Hundreds of billions of dollars in fossil fuel investments would be stranded, triggering a potential economic crisis, if companies continue to invest in fossil fuels while governments introduce stronger policies to limit global warming, a new report says.

The joint study from UK-based Carbon Tracker Initiative and the Grantham Institute finds that $674 billion was spent on exploring and developing new fossil fuel reserves around the world in 2012.

But the groups found the greenhouse gas emissions associated with current and planned fossil fuel development will easily eclipse what can be emitted to limit global warming to 2 degrees – the target agreed by countries at United Nations climate talks.

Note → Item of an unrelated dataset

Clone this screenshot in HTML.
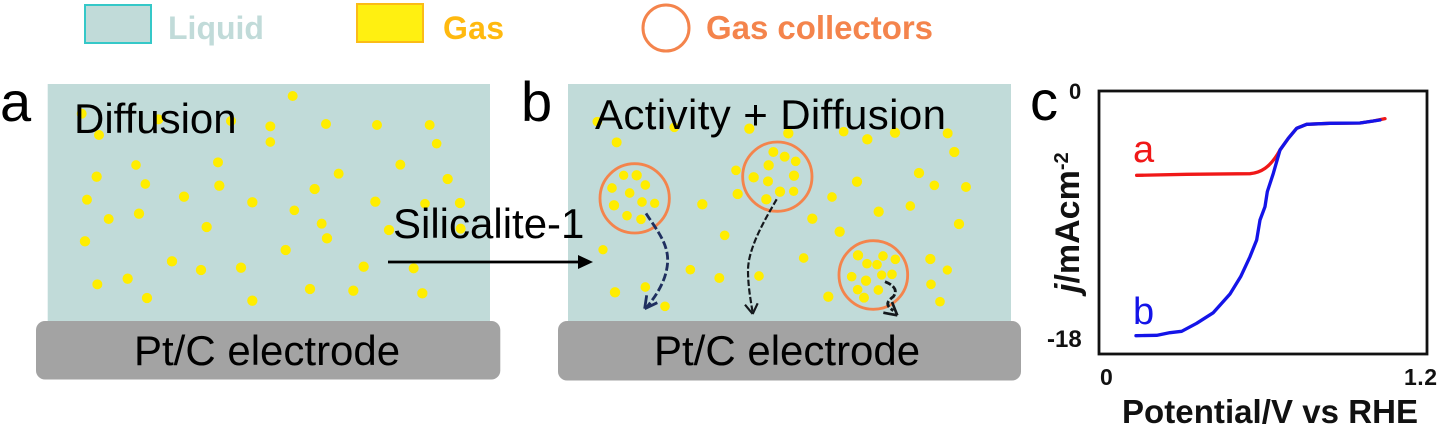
<!DOCTYPE html>
<html><head><meta charset="utf-8"><style>
html,body{margin:0;padding:0;background:#fff}
svg{display:block;filter:blur(.35px)}
text{font-family:"Liberation Sans",sans-serif}
</style></head><body>
<svg width="1439" height="427" viewBox="0 0 1439 427" xmlns="http://www.w3.org/2000/svg">
<rect width="1439" height="427" fill="#fff"/>
<!-- legend -->
<rect x="85" y="5" width="66" height="38" fill="#c1dbd9" stroke="#35c8c8" stroke-width="2"/>
<text x="168" y="39" font-size="32" font-weight="bold" fill="#c1dbd9">Liquid</text>
<rect x="357" y="4" width="66" height="38" fill="#fff011" stroke="#fbbc18" stroke-width="2"/>
<text x="443" y="39" font-size="32" font-weight="bold" fill="#ffb90f" textLength="61">Gas</text>
<circle cx="666" cy="28" r="23" fill="#fff" stroke="#f4844c" stroke-width="3"/>
<text x="706" y="39" font-size="33" font-weight="bold" fill="#f4844c" textLength="227">Gas collectors</text>
<!-- panels -->
<rect x="47.7" y="84" width="442.3" height="240" fill="#c1dbd9"/>
<rect x="568" y="84" width="443" height="240" fill="#c1dbd9"/>
<g fill="#ffed00" stroke="#ffed00" stroke-width="3" transform="scale(.33333)">
<circle cx="878" cy="288" r="13.5"/><circle cx="245" cy="341" r="13.5"/><circle cx="475" cy="358" r="13.5"/><circle cx="693" cy="363" r="13.5"/><circle cx="297" cy="405" r="13.5"/><circle cx="811" cy="379" r="13.5"/><circle cx="978" cy="372" r="13.5"/><circle cx="1131" cy="375" r="13.5"/><circle cx="1289" cy="375" r="13.5"/><circle cx="811" cy="426" r="13"/><circle cx="1310" cy="431" r="13"/><circle cx="408" cy="495" r="13"/><circle cx="654" cy="487" r="13.5"/><circle cx="1201" cy="494" r="13.5"/><circle cx="1016" cy="521" r="13.5"/><circle cx="290" cy="530" r="14"/><circle cx="1343" cy="537" r="14"/><circle cx="436" cy="552" r="13"/><circle cx="658" cy="557" r="14"/><circle cx="944" cy="567" r="14"/><circle cx="261" cy="599" r="13.5"/><circle cx="552" cy="590" r="14"/><circle cx="757" cy="607" r="14"/><circle cx="1126" cy="605" r="14"/><circle cx="1275" cy="611" r="13"/><circle cx="1380" cy="609" r="14"/><circle cx="883" cy="631" r="13"/><circle cx="417" cy="641" r="14"/><circle cx="326" cy="657" r="13.5"/><circle cx="965" cy="671" r="13.5"/><circle cx="620" cy="681" r="14"/><circle cx="1167" cy="690" r="14"/><circle cx="1382" cy="686" r="13.5"/><circle cx="255" cy="724" r="14"/><circle cx="981" cy="715" r="14"/><circle cx="857" cy="750" r="14"/><circle cx="516" cy="784" r="14"/><circle cx="603" cy="810" r="14"/><circle cx="723" cy="803" r="14"/><circle cx="1091" cy="800" r="14"/><circle cx="1241" cy="805" r="13.5"/><circle cx="383" cy="836" r="14"/><circle cx="292" cy="853" r="13.5"/><circle cx="930" cy="867" r="14"/><circle cx="1060" cy="872" r="14"/><circle cx="441" cy="894" r="14"/><circle cx="757" cy="902" r="14"/><circle cx="1267" cy="880" r="14"/>
</g>
<g transform="translate(510,70) scale(.33333)">
<g fill="#ffed00" stroke="#ffed00" stroke-width="3">
<circle cx="262" cy="155" r="13"/><circle cx="493" cy="172" r="13"/><circle cx="718" cy="176" r="14"/><circle cx="835" cy="190" r="14"/><circle cx="1001" cy="185" r="13"/><circle cx="1155" cy="188" r="14"/><circle cx="1313" cy="190" r="13.5"/><circle cx="1072" cy="208" r="14"/><circle cx="320" cy="217" r="13.5"/><circle cx="1333" cy="246" r="14"/>
<circle cx="790" cy="246" r="13.5"/><circle cx="824" cy="260" r="13.5"/><circle cx="857" cy="274" r="13"/><circle cx="776" cy="286" r="14"/><circle cx="678" cy="301" r="13"/><circle cx="1227" cy="309" r="14"/><circle cx="852" cy="317" r="14"/><circle cx="731" cy="322" r="14"/><circle cx="1041" cy="335" r="14"/><circle cx="774" cy="334" r="13.5"/><circle cx="1273" cy="346" r="13"/><circle cx="1368" cy="351" r="13.5"/><circle cx="683" cy="372" r="14"/><circle cx="810" cy="365" r="14"/><circle cx="851" cy="364" r="12.5"/><circle cx="769" cy="388" r="14"/><circle cx="966" cy="381" r="13"/><circle cx="577" cy="403" r="14"/><circle cx="1201" cy="408" r="13"/><circle cx="1106" cy="425" r="14"/><circle cx="907" cy="446" r="14"/><circle cx="1347" cy="462" r="14"/><circle cx="989" cy="485" r="14"/><circle cx="644" cy="496" r="13"/><circle cx="279" cy="539" r="12.5"/><circle cx="881" cy="564" r="13"/><circle cx="1261" cy="567" r="14"/><circle cx="1312" cy="600" r="12.5"/><circle cx="541" cy="599" r="13"/><circle cx="628" cy="624" r="13.5"/><circle cx="747" cy="618" r="13"/><circle cx="1263" cy="643" r="13"/><circle cx="315" cy="667" r="14"/><circle cx="406" cy="651" r="13"/><circle cx="955" cy="680" r="14"/><circle cx="1290" cy="695" r="13"/><circle cx="465" cy="709" r="13"/>
<circle cx="341" cy="316" r="12.5"/><circle cx="380" cy="316" r="14"/><circle cx="306" cy="354" r="13"/><circle cx="406" cy="345" r="13"/><circle cx="359" cy="369" r="13"/><circle cx="312" cy="406" r="14"/><circle cx="396" cy="396" r="13"/><circle cx="434" cy="400" r="12.5"/><circle cx="351" cy="437" r="13"/><circle cx="393" cy="448" r="13"/>
<circle cx="1044" cy="556" r="14"/><circle cx="1119" cy="558" r="13"/><circle cx="1156" cy="568" r="13"/><circle cx="1071" cy="581" r="13"/><circle cx="1101" cy="584" r="13"/><circle cx="1146" cy="613" r="13"/><circle cx="1115" cy="615" r="12.5"/><circle cx="1025" cy="620" r="13"/><circle cx="1068" cy="632" r="14"/><circle cx="1043" cy="659" r="13"/><circle cx="1105" cy="660" r="13"/><circle cx="1062" cy="683" r="13.5"/>
</g>
<g fill="none" stroke="#f4844c" stroke-width="8.5">
<circle cx="374" cy="385" r="104"/><circle cx="802" cy="320" r="104"/><circle cx="1090" cy="615" r="103"/>
</g>
<g fill="none" stroke-linecap="butt">
<path d="M408,430 C440,480 475,520 473,575 C470,630 440,675 410,712" stroke="#1f2f5f" stroke-width="8.5" stroke-dasharray="24 9"/>
<path d="M404,716 L410,676 M404,716 L442,698" stroke="#1f2f5f" stroke-width="8.5"/>
<path d="M800,388 C770,440 715,530 714,600 C714,650 722,690 728,728" stroke="#14181c" stroke-width="6.5" stroke-dasharray="19 7"/>
<path d="M728,732 L705,704 M728,732 L743,700" stroke="#14181c" stroke-width="6.5"/>
<path d="M1125,635 C1150,645 1165,660 1150,680 C1130,695 1125,705 1150,722" stroke="#14181c" stroke-width="8.5" stroke-dasharray="20 7"/>
<path d="M1162,736 L1120,728 M1162,736 L1146,696" stroke="#14181c" stroke-width="8"/>
</g>
</g>
<!-- electrodes -->
<rect x="36" y="321" width="464.300" height="58.500" rx="9" fill="#a3a3a3"/>
<rect x="558" y="321" width="463" height="59.500" rx="9" fill="#a3a3a3"/>
<!-- text -->
<g fill="#000" font-size="42">
<text x="74" y="133">Diffusion</text>
<text x="134" y="365">Pt/C electrode</text>
<text x="654" y="365">Pt/C electrode</text>
<text x="595" y="129" textLength="351">Activity + Diffusion</text>
<text x="393" y="238">Silicalite-1</text>
</g>
<g fill="#000" font-size="56">
<text x="0" y="121">a</text>
<text x="521" y="121">b</text>
<text x="1030" y="120">c</text>
</g>
<!-- arrow -->
<path d="M388,262 H579" stroke="#000" stroke-width="2.800"/>
<path d="M593,262 L578,255 V269 Z" fill="#000"/>
<!-- chart -->
<rect x="1099" y="91" width="328" height="263" fill="#fff" stroke="#111" stroke-width="2.800"/>
<g transform="translate(1030,70) scale(.33333)" fill="none" stroke-linejoin="round" stroke-linecap="round">
<path d="M320,316 L470,313 L660,311 C690,308 720,295 750,240 L775,205 L800,175 L830,163 L900,160 L990,159 L1030,153 L1065,146" stroke="#f01818" stroke-width="10"/>
<path d="M318,797 L380,796 L420,788 L455,784 L500,760 L550,728 L600,672 L632,620 L660,560 L680,510 L690,450 L705,410 L712,365 L730,310 L750,240 L775,205 L800,175 L830,163 L900,160 L990,159 L1050,150" stroke="#1414e8" stroke-width="10"/>
</g>
<text x="1133" y="162" font-size="38" fill="#f01818">a</text>
<text x="1133" y="324" font-size="38" fill="#1414e8">b</text>
<g fill="#111" font-weight="bold">
<text x="1069" y="99" font-size="22">0</text>
<text x="1047" y="347" font-size="24">-18</text>
<text x="1100" y="385" font-size="23">0</text>
<text x="1404" y="385" font-size="23" textLength="33">1.2</text>
<text x="1122" y="423" font-size="33" textLength="296">Potential/V vs RHE</text>
<text transform="translate(1079,293) rotate(-90)" font-size="34"><tspan font-style="italic">j</tspan>/mAcm<tspan font-size="20" dy="-11">-2</tspan></text>
</g>
</svg>
</body></html>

The Grantham Institute’s Lord Nicholas Stern – who wrote the the landmark 2006 Stern Review on the costs of climate change for the UK government – writes that the findings show a “gross inconsistency between current valuations of fossil fuel assets and the path governments have committed to take in order to manage the huge risks of climate change”.

The report warns the inconsistency could lead to a financial “carbon bubble”.

“Smart investors can already see that most fossil fuel reserves are essentially unburnable because of the need to reduce emissions in line with the global agreement [on climate change],” he said.

The report estimates the plant’s proven fossil fuel reserves, including those owned by state owned companies, have potential emissions of 2860 billion tonnes of carbon dioxide.

Companies listed on the stock exchange represent about a quarter of those potential emissions, at 762 billion tonnes. But if all future development flagged by global resource companies goes ahead then those emissions will double to 1541 billion tonnes.

Modelling used by the groups indicates that to have a 50 to 80 per cent chance of keeping global warming to 2 degrees, emissions to 2050 will have to be capped at 1075 to 900 billion tonnes.

Climate Tracker says the difference reflects a stark contradiction between capital markets and climate change policy, and fossil fuel investment continues unabated without recognising potential future constraints on its use.

It says once fossil fuels from state owned projects is factored in, private firms will need to leave unused 60 to 80 per cent of the coal, oil and gas they are developing if the 2 degree target is to be met.

Climate Tracker’s research director James Leaton said: “The message we want to get out there is that with every dollar you put into developing more you are making the problem worse. We really want shareholders to push companies to give more scrutiny on where they are spending their money,” Mr Leaton said.

The report says financial regulators and investors should reassess their definitions of risk to account for the “carbon bubble”, and push for greater transparency around the financial exposure of companies and markets to future constraints on greenhouse gas emissions.

An Australian analysis of the “unburnable carbon” by Citibank, released earlier this month, found investments worth about 14 per cent of the value of the Australian Stock Exchange was exposed to future limits on fossil fuel emissions.

But the report, by Citibank analyst Elaine Prior, said it was more likely the world will have greater fossil fuel use, and subsequently a greater degree of warming, than it was to keep global warming to 2 degrees.